16/01/2015

Amores, abelhas e zangões


A espontaneidade vai perdendo de goleada para os temores, protocolos e precauções.





Por Fernando Fabbrini*


(Para meu amigo e também cronista Tião Martins, grande estudioso da espécie.) 


Outro dia, nos Estados Unidos, uma criança – menino – quase foi processada pelos pais de outra criança – menina – só porque lascou uma rápida beijoca nas bochechas da garotinha. Aconteceu na hora do recreio, quando os dois voltavam da gangorra, suadinhos e felizes. Nossa! Homens e mulheres. Está ficando esquisito esse troço, não? Parece que o pessoal anda cada vez mais de pé atrás, mergulhado na desconfiança.  A espontaneidade vai perdendo de goleada para os temores, protocolos e precauções. Diante da mais inocente abordagem de outro ser humano tem gente que logo se arrepia: será assalto ou baixaria?


Claro que entendo a questão. Circulam por aí trogloditas e safados de toda espécie e as mulheres – sobretudo elas – precisam mesmo se precaver. Mas… Estariam os homens desaprendendo a fina arte da sedução com honestos fins românticos? Para complicar, passamos a viver na era do espetáculo. O Amor Simples e Sincero, aquele gostoso, vem sendo substituído pelas performances do Amor Show Sensacional: pedidos de casamento escritos no céu pela Esquadrilha da Fumaça, entrega de alianças por meio de um falcão no Taj Mahal, chuvas de tulipas holandesas e corações de chocolates para exibição posterior no Facebook.  Ora: quer dizer que o amor então só vale se for exagerado, pirotécnico e com mídia mundial? Pobres homens! Haja criatividade. E elas reclamam mesmo: segundo frequentes queixas femininas, poucos ainda sabem namorar, tecer rodeios, espalhar agrados e surpresas pelo caminho. O erro primário é a pressa de chegar; querem tudo logo e de uma vez. Outro segmento em expansão é o dos caras que refugam ao primeiro obstáculo imposto pelas moças. Falha grave. Alguém precisa avisá-los que as mulheres são assim mesmo, adoram testar-nos.


Reafirmei essa tese depois que andei lendo sobre a vida sentimental das abelhas. Aprendi muito. Por exemplo: descobri que na hora de escolher o maridão Dona Abelha Rainha informa aos zangões pretendentes que sairá em seu voo nupcial numa linda manhã. Oba! Na colmeia, o agito é geral. Os machos fazem mil abdominais, penteiam as antenas, lustram os ferrões – se é este o nome correto do instrumento. Quando a Abelha Rainha decola, fresca e deslumbrante, os zangões voam atrás, animadíssimos, acompanhando-a numa espiral ascendente sem fim.

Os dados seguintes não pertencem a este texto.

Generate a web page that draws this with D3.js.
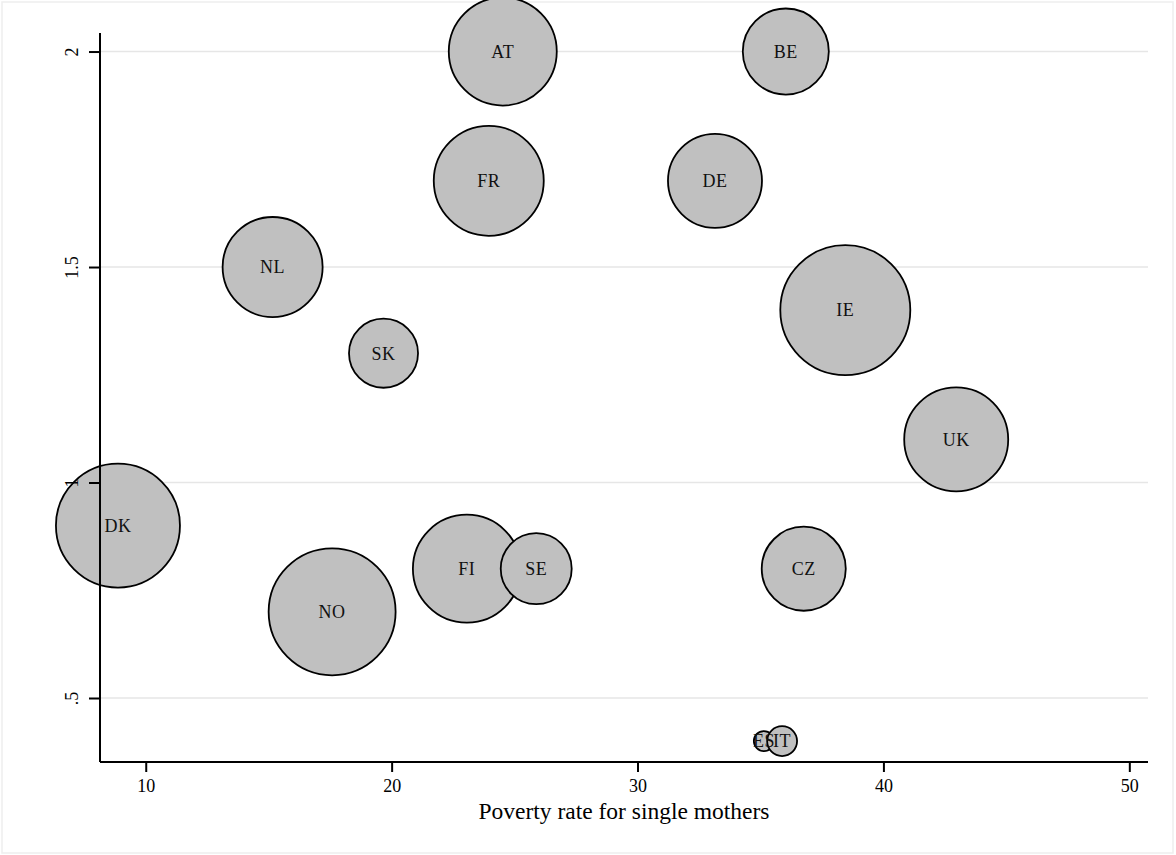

Ou tentam, quero dizer. Porque graças à dieta exclusiva de geleia real, colágenos, hidratantes, esfoliantes, anti-agings e outros cremes que usa diariamente – além de horas e horas de cross-fit – a Abelha Rainha é muito mais forte e resistente. Pode voar mais alto e por muito mais tempo. Pouco a pouco, os zangões mais fracos vão desistindo da empreitada. Dizem que alguns abandonam a colmeia, deprimidos, ficam viciados em própolis e passam a perseguir velhinhos no parque, só de sacanagem. E Dona Rainha, a desejada, aceitará dividir o pólen de cada dia com o mais insistente dos zangões, aquele que a seguiu, bufando, sem pedir arrego, discutindo a relação todas as vezes que ela exigiu. Provou ser o parceiro ideal – para morrer de exaustão, coitado, ao final da primeira noite de tórridos zumbidos.


Enfim, é isso, rapazes: uma luta diária, um esforço permanente e muito fair-play. Zangões que não se zangam à toa e sabem apreciar o voo das Rainhas descobrem que ao lado delas a vida pode ser doce como o mel.  Mesmo que levemos umas ferroadas de vez em quando.



Fernando Fabbrini é roteirista, cronista e escritor, com dois livros publicados. Participa de coletâneas literárias no Brasil e na Itália.